The Obama administration will lay out a plan today that's part of a renewed White House effort to jumpstart its domestic agenda and focus attention on jobs and the economy.

It's great that Obama continues to call for jobs, but why is he speaking about middle-class jobs at a facility that uses mostly temps, and is known for bad working conditions? This is what he wants to praise? What's the message here? And since I know that national political figures choose their words for very specific reasons, I wonder why he chose the term "grand bargain" to describe this proposal:

Hoping to break an impasse, President Barack Obama today will extend a new offer to congressional Republicans in which he would back an overhaul of the corporate tax system in exchange for a guarantee that a resulting one-time windfall be used to underwrite various job creation proposals.

Mr. Obama will lay out the plan in a speech he is to deliver in Chattanooga, Tenn., in a bid to win over Republican lawmakers who've opposed White House requests for new spending on roads and bridges and other projects aimed at boosting employment.

The deal is part of a renewed White House effort to jumpstart its domestic agenda and focus attention on jobs and the economy.

Last week, Mr. Obama began a series of speeches devoted to the theme that Washington needs to take more aggressive steps to shore up the middle class and to boost long-term economic growth. He is also rethinking his strategy for motivating Congress to act. In today's speech, his aim is to entice Republican lawmakers to agree to jobs proposals he has long advocated in exchange for business tax reductions that are important to the GOP's political base.

"As part of his efforts to focus Washington on the middle class, today in Tennessee the president will call on Washington to work on a grand bargain focused on middle class jobs by pairing reform of the business tax code with a significant investment in middle class jobs," said Dan Pfeiffer, senior adviser to the president.

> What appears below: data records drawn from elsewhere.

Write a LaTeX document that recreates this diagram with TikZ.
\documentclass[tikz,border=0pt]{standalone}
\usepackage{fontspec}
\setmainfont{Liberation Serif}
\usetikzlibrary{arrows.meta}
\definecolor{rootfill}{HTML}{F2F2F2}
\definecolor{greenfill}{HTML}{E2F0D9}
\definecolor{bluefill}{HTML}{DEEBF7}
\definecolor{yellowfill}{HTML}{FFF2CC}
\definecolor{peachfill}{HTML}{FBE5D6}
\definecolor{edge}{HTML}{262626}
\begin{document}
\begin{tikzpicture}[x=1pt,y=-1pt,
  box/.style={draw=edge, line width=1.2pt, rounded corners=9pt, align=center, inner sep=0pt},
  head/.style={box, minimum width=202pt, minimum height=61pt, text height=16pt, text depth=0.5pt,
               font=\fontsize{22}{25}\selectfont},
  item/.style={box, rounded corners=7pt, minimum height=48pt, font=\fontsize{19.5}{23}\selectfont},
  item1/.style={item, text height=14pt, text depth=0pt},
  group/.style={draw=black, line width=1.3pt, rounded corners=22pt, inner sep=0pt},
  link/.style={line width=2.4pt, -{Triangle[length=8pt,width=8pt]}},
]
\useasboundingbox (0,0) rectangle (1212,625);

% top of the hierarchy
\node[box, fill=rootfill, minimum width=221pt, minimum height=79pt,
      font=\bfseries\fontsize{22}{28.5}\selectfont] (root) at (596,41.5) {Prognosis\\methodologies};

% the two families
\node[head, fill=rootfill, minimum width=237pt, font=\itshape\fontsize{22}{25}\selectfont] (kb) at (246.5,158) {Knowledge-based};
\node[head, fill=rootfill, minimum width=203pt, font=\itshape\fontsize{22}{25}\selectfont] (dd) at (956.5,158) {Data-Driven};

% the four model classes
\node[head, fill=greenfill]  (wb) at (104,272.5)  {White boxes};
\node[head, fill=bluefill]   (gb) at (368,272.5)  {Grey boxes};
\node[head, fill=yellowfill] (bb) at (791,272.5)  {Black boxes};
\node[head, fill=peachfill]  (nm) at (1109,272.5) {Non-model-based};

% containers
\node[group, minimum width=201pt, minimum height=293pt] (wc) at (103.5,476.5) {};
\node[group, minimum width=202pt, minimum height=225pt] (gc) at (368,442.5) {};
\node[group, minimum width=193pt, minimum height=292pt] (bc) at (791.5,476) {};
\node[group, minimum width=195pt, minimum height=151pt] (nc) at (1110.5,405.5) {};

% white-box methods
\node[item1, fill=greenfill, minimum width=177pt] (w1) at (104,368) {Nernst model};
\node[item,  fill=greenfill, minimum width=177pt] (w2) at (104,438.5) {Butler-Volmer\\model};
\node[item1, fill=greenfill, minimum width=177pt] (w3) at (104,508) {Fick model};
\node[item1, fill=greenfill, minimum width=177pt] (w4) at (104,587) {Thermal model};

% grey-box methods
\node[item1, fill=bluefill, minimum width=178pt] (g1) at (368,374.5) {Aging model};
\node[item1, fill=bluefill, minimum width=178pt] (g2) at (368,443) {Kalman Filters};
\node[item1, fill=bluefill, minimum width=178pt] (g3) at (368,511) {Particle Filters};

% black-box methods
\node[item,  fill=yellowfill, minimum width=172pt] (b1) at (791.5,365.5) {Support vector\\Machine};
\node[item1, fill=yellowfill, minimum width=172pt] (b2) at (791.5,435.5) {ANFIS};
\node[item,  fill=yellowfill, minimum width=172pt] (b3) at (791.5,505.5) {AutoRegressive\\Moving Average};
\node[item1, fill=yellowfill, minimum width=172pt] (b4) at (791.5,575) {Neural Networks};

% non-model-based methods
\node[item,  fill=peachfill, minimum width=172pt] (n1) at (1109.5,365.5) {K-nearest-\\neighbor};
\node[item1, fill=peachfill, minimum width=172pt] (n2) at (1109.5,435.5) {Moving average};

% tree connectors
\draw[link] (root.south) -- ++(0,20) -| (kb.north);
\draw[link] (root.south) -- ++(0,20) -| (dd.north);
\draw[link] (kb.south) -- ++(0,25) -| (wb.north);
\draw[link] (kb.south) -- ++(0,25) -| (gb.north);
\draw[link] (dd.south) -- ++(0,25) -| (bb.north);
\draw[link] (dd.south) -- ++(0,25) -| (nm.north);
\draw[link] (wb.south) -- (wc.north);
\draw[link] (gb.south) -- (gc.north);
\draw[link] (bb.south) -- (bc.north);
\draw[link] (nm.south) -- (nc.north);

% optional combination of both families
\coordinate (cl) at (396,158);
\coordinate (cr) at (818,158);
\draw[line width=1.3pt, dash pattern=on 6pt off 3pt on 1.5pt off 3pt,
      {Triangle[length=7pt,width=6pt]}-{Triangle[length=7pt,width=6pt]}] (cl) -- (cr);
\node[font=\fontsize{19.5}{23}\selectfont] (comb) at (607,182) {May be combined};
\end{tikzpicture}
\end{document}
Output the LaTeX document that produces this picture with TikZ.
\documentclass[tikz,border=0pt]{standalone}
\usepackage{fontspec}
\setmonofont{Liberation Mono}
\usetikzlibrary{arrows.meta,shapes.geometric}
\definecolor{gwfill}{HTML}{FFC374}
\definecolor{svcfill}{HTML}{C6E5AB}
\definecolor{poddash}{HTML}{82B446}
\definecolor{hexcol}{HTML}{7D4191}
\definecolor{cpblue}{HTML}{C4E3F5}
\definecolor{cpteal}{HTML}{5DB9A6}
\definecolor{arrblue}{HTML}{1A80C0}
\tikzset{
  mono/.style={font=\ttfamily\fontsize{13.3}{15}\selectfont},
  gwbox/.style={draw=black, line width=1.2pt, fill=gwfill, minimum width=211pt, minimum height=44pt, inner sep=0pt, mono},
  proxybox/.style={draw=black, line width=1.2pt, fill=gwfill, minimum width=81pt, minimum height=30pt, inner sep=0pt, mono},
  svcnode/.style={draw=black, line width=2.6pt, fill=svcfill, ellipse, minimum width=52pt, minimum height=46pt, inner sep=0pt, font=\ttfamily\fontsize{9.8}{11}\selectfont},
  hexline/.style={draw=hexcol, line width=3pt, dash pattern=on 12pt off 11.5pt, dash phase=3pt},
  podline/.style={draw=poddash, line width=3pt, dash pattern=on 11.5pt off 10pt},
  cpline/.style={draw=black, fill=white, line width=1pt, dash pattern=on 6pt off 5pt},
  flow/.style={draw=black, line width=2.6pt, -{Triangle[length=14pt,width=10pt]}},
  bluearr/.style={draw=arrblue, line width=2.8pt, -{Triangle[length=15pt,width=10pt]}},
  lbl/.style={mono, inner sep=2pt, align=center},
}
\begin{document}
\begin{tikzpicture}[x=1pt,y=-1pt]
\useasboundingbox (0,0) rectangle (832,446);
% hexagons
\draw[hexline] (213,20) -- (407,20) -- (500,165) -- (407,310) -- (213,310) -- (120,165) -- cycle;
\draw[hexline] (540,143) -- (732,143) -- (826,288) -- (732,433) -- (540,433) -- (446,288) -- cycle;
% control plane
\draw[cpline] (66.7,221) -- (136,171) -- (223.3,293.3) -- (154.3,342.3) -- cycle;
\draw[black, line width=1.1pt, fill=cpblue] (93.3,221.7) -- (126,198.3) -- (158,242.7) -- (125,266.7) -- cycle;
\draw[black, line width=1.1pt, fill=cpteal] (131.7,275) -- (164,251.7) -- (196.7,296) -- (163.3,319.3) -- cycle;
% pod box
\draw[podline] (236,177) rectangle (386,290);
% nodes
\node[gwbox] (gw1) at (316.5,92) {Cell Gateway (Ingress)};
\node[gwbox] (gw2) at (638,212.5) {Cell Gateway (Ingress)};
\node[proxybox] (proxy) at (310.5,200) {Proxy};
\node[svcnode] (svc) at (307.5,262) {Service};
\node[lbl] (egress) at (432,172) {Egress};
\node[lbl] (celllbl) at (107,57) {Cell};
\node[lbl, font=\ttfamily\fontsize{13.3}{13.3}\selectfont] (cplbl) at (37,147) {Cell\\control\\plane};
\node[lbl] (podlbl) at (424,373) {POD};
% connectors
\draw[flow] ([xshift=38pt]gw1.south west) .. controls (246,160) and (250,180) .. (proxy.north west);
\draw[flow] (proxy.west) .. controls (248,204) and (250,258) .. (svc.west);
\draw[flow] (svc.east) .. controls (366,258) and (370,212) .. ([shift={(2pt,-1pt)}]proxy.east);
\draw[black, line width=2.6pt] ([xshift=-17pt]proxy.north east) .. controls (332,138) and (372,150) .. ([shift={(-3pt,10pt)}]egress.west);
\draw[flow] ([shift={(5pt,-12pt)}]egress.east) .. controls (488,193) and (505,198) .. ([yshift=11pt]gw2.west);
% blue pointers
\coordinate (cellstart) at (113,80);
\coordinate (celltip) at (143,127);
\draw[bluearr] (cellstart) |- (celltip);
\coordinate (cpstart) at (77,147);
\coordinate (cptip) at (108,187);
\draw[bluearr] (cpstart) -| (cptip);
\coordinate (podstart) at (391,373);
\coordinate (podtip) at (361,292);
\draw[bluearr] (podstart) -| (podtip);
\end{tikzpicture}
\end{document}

In the past, Mr. Obama has said he would agree to reduce corporate tax rates only as part of a larger plan that would revamp the tax code for individuals, end tax advantages benefiting wealthier Americans and apply the proceeds to deficit reduction.

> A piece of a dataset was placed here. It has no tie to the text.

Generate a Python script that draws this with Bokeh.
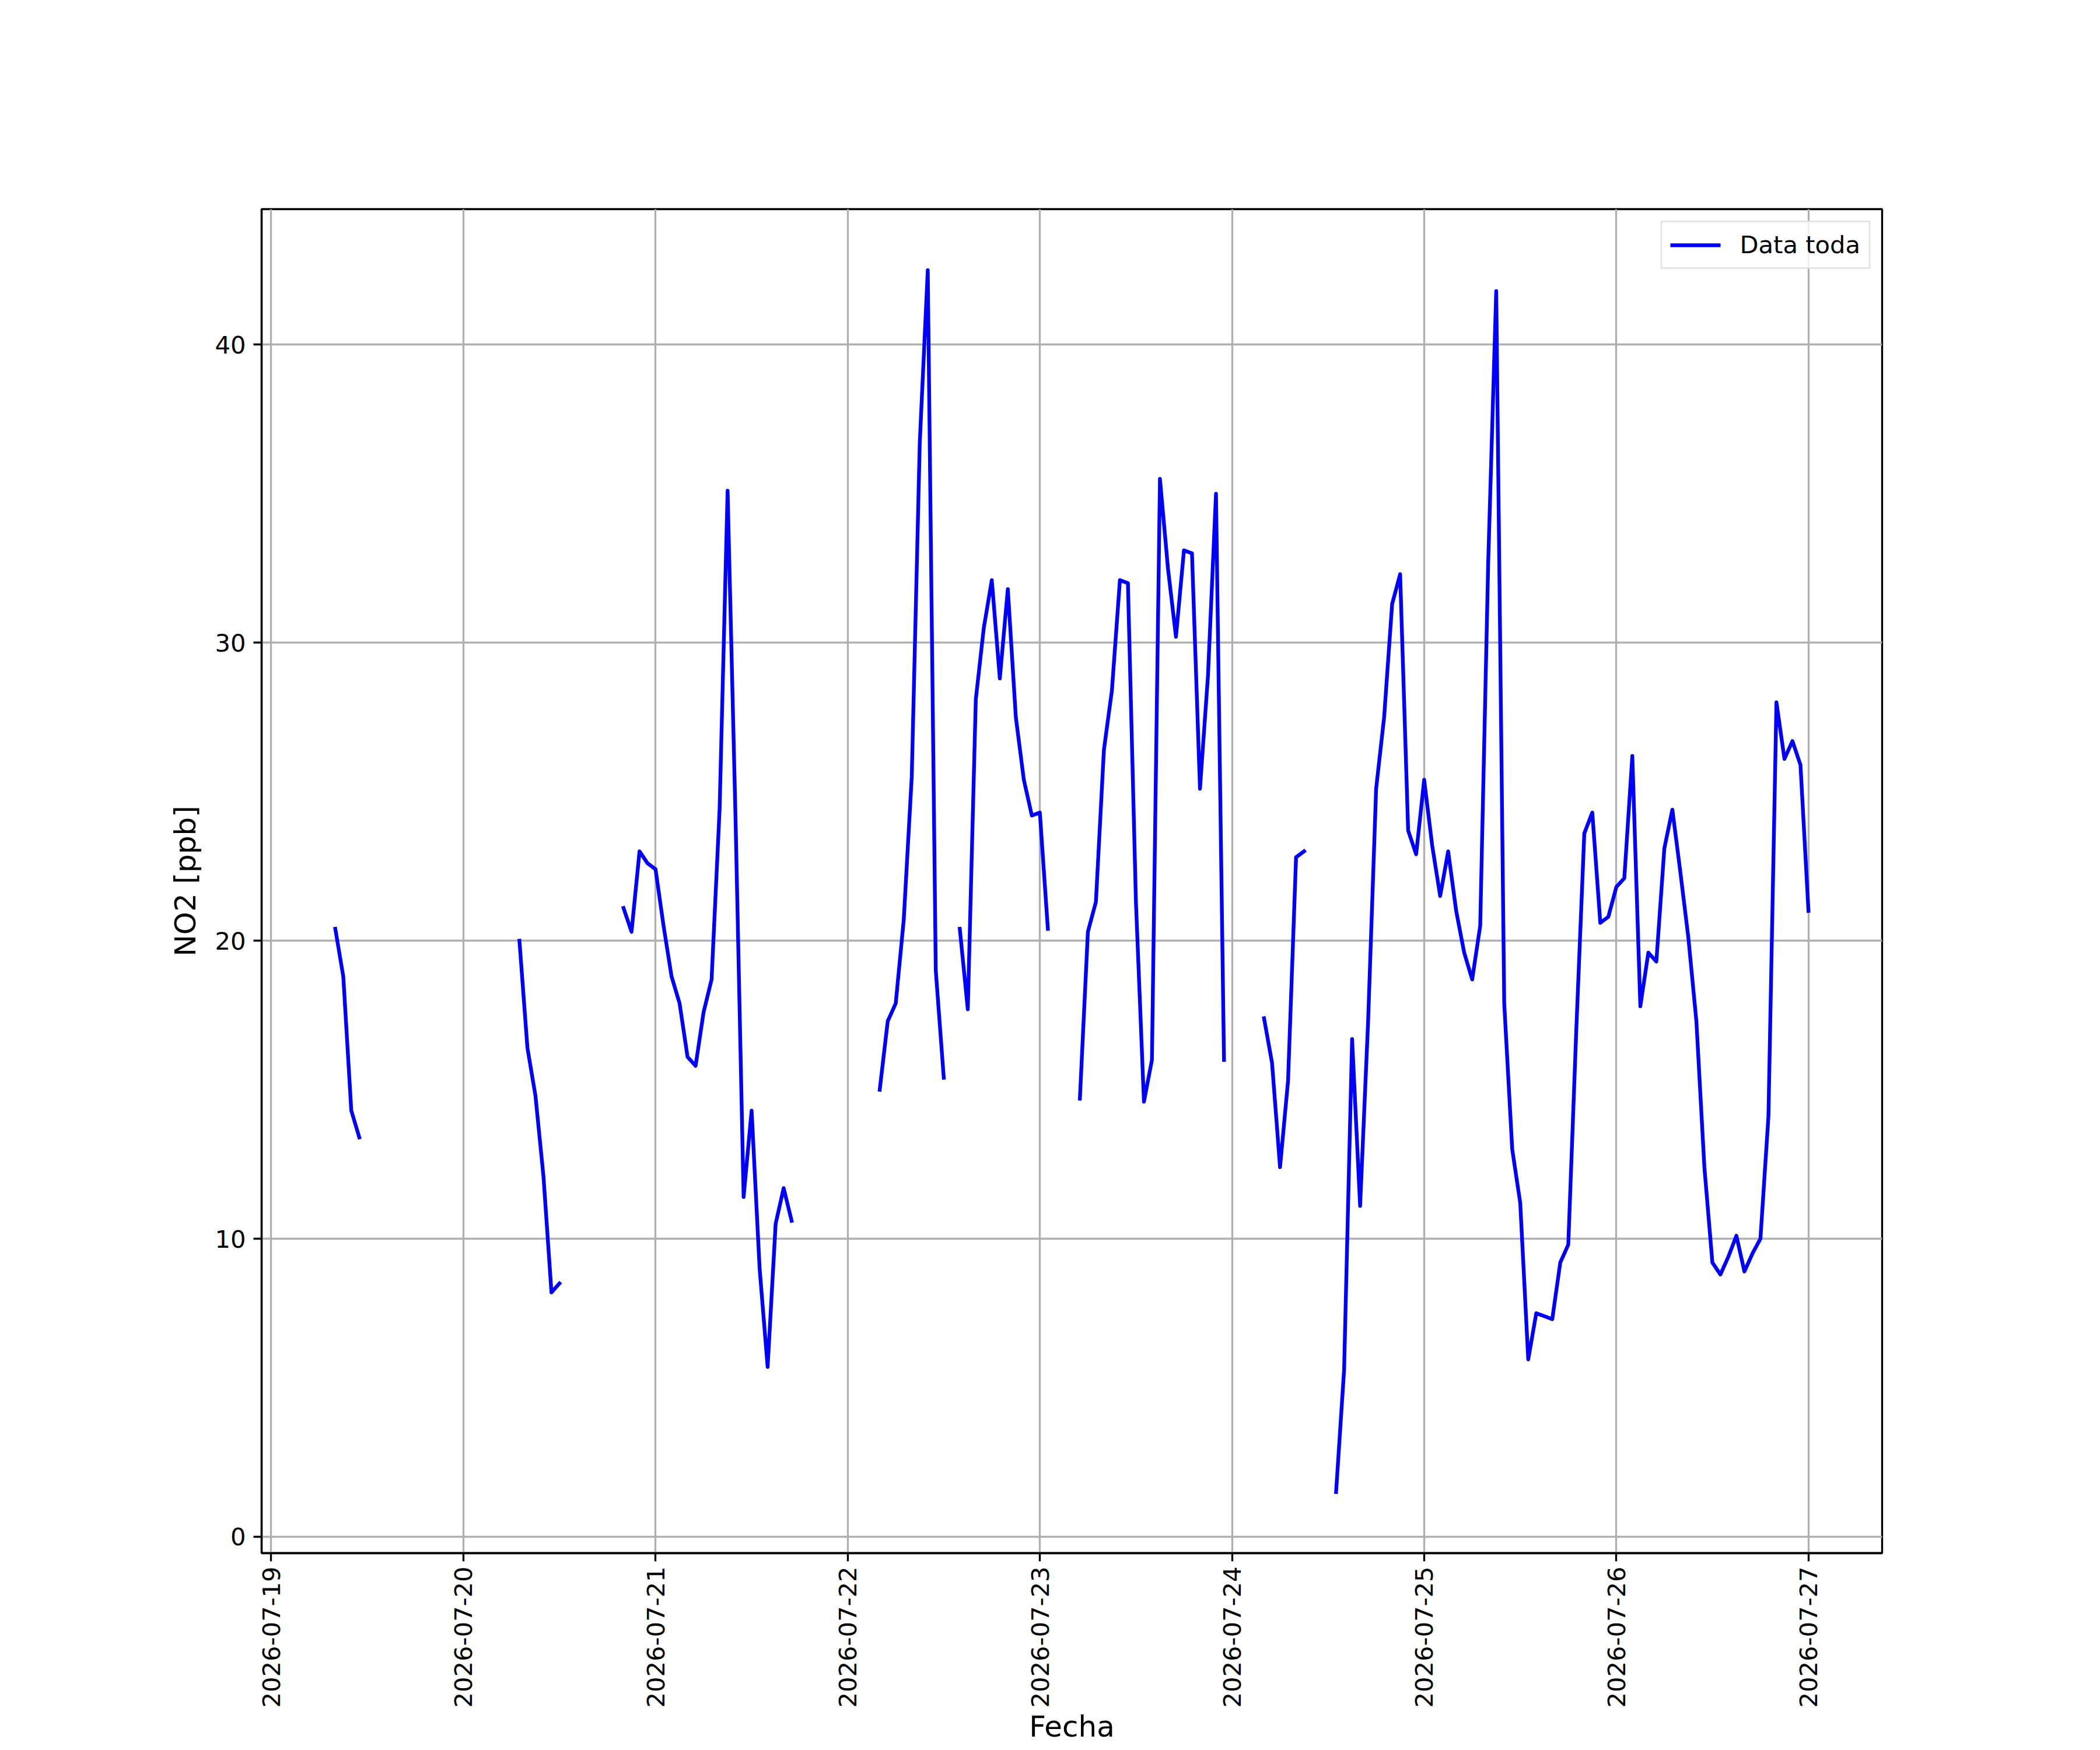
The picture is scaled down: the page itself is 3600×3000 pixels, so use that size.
import math
import numpy as np
import pandas as pd
from bokeh.plotting import figure
from bokeh.models import (ColumnDataSource, Range1d, FixedTicker, DatetimeTickFormatter,
                          Legend, LegendItem)
from bokeh.embed import file_html
from bokeh.resources import INLINE

# ---- data (hourly NO2, ppb), each list is a continuous run of hours ----
seg1_start = "2026-07-19 08:00"
seg1 = [20.4, 18.8, 14.3, 13.4]
seg2_start = "2026-07-20 07:00"
seg2 = [20.0, 16.4, 14.8, 12.1, 8.2, 8.5]
seg3_start = "2026-07-20 20:00"
seg3 = [21.1, 20.3, 23.0, 22.6, 22.4, 20.5, 18.8, 17.9, 16.1, 15.8, 17.6, 18.7,
        24.4, 35.1, 24.0, 11.4, 14.3, 9.0, 5.7, 10.5, 11.7, 10.6]
seg4_start = "2026-07-22 04:00"
seg4 = [15.0, 17.3, 17.9, 20.7, 25.5, 36.7, 42.5, 19.0, 15.4]
seg5_start = "2026-07-22 14:00"
seg5 = [20.4, 17.7, 28.1, 30.5, 32.1, 28.8, 31.8, 27.5, 25.4, 24.2, 24.3, 20.4]
seg6_start = "2026-07-23 05:00"
seg6 = [14.7, 20.3, 21.3, 26.4, 28.4, 32.1, 32.0, 21.3, 14.6, 16.0, 35.5, 32.5,
        30.2, 33.1, 33.0, 25.1, 28.9, 35.0, 16.0]
seg7_start = "2026-07-24 04:00"
seg7 = [17.4, 15.9, 12.4, 15.3, 22.8, 23.0]
seg8_start = "2026-07-24 13:00"
seg8_day24 = [1.5, 5.6, 16.7, 11.1, 17.3, 25.1, 27.5, 31.3, 32.3, 23.7, 22.9]
seg8_day25 = [25.4, 23.2, 21.5, 23.0, 21.0, 19.6, 18.7, 20.5, 32.7, 41.8, 17.9, 13.0,
              11.2, 5.95, 7.5, 7.4, 7.3, 9.2, 9.8, 17.0, 23.6, 24.3, 20.6, 20.8]
seg8_day26 = [21.8, 22.1, 26.2, 17.8, 19.6, 19.3, 23.1, 24.4, 22.3, 20.1, 17.3, 12.4,
              9.2, 8.8, 9.4, 10.1, 8.9, 9.5, 10.0, 14.1, 28.0, 26.1, 26.7, 25.9]
seg8_day27 = [21.0]

tick_days = ["2026-07-19", "2026-07-20", "2026-07-21", "2026-07-22", "2026-07-23",
             "2026-07-24", "2026-07-25", "2026-07-26", "2026-07-27"]
y_ticks = [0, 10, 20, 30, 40]
series_label = "Data toda"
x_label = "Fecha"
y_label = "NO2 [ppb]"

segments = [
    (seg1_start, seg1), (seg2_start, seg2), (seg3_start, seg3), (seg4_start, seg4),
    (seg5_start, seg5), (seg6_start, seg6), (seg7_start, seg7),
    (seg8_start, seg8_day24 + seg8_day25 + seg8_day26 + seg8_day27),
]


def ms(ts):
    return pd.Timestamp(ts).value / 1e6


xs, ys = [], []
for start, vals in segments:
    times = pd.date_range(start, periods=len(vals), freq="h")
    xs.extend([t.value / 1e6 for t in times])
    ys.extend(vals)
    xs.append(times[-1].value / 1e6 + 1800e3)
    ys.append(np.nan)
xs = xs[:-1]
ys = ys[:-1]

src = ColumnDataSource(dict(x=xs, y=ys))

valid_x = [x for x, y in zip(xs, ys) if not np.isnan(y)]
valid_y = [y for y in ys if not np.isnan(y)]
xmin, xmax = min(valid_x), max(valid_x)
ymin, ymax = min(valid_y), max(valid_y)
xpad = 0.05 * (xmax - xmin)
ypad = 0.05 * (ymax - ymin)
x0, x1 = xmin - xpad, xmax + xpad
y0, y1 = ymin - ypad, ymax + ypad

FONT = "DejaVu Sans"
LW = 3.33

p = figure(width=3584, height=2992, x_axis_type="datetime",
           x_range=Range1d(x0, x1), y_range=Range1d(y0, y1),
           output_backend="svg", toolbar_location=None,
           min_border_left=448, min_border_right=358,
           min_border_top=358, min_border_bottom=330)

p.background_fill_color = "white"
p.border_fill_color = "white"
p.outline_line_color = "black"
p.outline_line_width = LW

r = p.line("x", "y", source=src, line_color="#0000ff", line_width=6.4,
           line_join="round", line_cap="square")

# axes
p.xaxis.ticker = FixedTicker(ticks=[ms(d) for d in tick_days])
fmt = "%Y-%m-%d"
p.xaxis.formatter = DatetimeTickFormatter(
    microseconds=fmt, milliseconds=fmt, seconds=fmt, minsec=fmt, minutes=fmt,
    hourmin=fmt, hours=fmt, days=fmt, months=fmt, years=fmt)
p.xaxis.major_label_orientation = math.pi / 2
p.yaxis.ticker = FixedTicker(ticks=y_ticks)

for ax in (p.xaxis, p.yaxis):
    ax.axis_line_color = "black"
    ax.axis_line_width = LW
    ax.major_tick_line_color = "black"
    ax.major_tick_line_width = LW
    ax.major_tick_out = 14
    ax.major_tick_in = 0
    ax.minor_tick_out = 0
    ax.minor_tick_in = 0
    ax.major_label_text_font = FONT
    ax.major_label_text_font_size = "41.67px"
    ax.major_label_text_color = "black"
    ax.axis_label_text_font = FONT
    ax.axis_label_text_font_size = "50px"
    ax.axis_label_text_font_style = "normal"
    ax.axis_label_text_color = "black"
p.xaxis.major_label_standoff = 9
p.yaxis.major_label_standoff = 13

p.xaxis.axis_label = x_label
p.xaxis.axis_label_standoff = 0
p.yaxis.axis_label = y_label
p.yaxis.axis_label_standoff = 18

# grid
for g in (p.xgrid, p.ygrid):
    g.grid_line_color = "#b0b0b0"
    g.grid_line_width = LW

# legend
legend = Legend(items=[LegendItem(label=series_label, renderers=[r])],
                location="top_right")
legend.margin = 20
legend.padding = 14
legend.spacing = 0
legend.glyph_width = 86
legend.glyph_height = 42
legend.label_standoff = 33
legend.label_text_font = FONT
legend.label_text_font_size = "41.67px"
legend.label_text_color = "black"
legend.border_line_color = "#cccccc"
legend.border_line_width = LW
legend.background_fill_color = "white"
legend.background_fill_alpha = 0.8
p.add_layout(legend)

open("out.html", "w").write(file_html(p, INLINE))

With no breakthrough in sight, Mr. Obama is dropping his insistence that individual tax rates be part of the package, so long as Republicans agree to plow one-time proceeds from the corporate tax overhaul into measures that Mr. Obama says would lift wages and create jobs, White House officials said.

They did not provide an estimate of the windfall's size.

Many Republicans say that any new revenues from a tax code overhaul must be devoted to covering the cost of lowering tax rates. The White House made clear that if Republicans held to that position and opposed funding for jobs programs, Mr. Obama would not go along.